We flipped open the white utility box at the campsite to charge our electronic devices and found a surprise inside. Up in the corner was a little dot of green. Joe thought it was a refrigerator magnet left behind by a previous camper. He called Beth over to look. When he opened the box for her, she responded, “Egad!” What was it? We got a closer look. The little green button was about 1” across: a squirrel treefrog. The frog is nocturnal and was as surprised to be awakened in its hiding spot by us as we were to find him in our electric hook up.
The day after we saw the treefrog at Grayton Beach State Park, we spotted little grey-green fluffy balls on the ground along the perimeter of the woods. Except for the color, they looked a lot like little snowballs. We asked the park ranger what these are. Answer: Deer moss.
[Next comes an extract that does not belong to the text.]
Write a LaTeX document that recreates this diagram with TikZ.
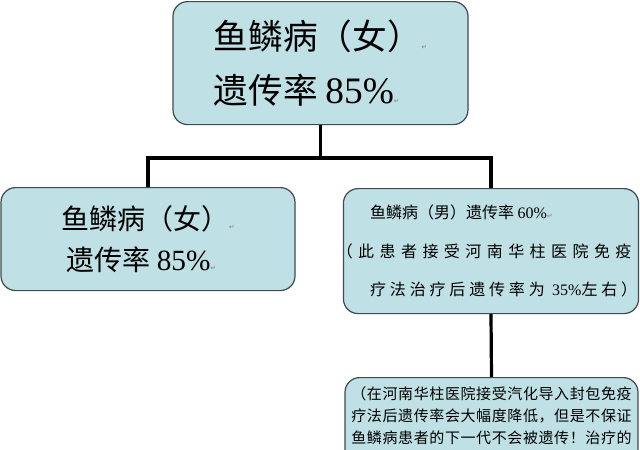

It’s found in Florida and is actually lichen.
The ranger said that, if we looked closely around the deer moss, we would find “British moss”, darker green with very tiny red flowers. We looked and did find both types of moss, and they were next to each other. When we tried to google “British moss” we could find nothing. The search is on. What is it?
It seems that new things can be found all around us, if only we notice them. We can have fun by choosing to notice one, find out about it, and then have it become a part of our known world. The green squirrel tree frog, deer moss, and “British” moss are now a part of our known world. Isn’t it odd how learning the names of things expands our enjoyment of our world?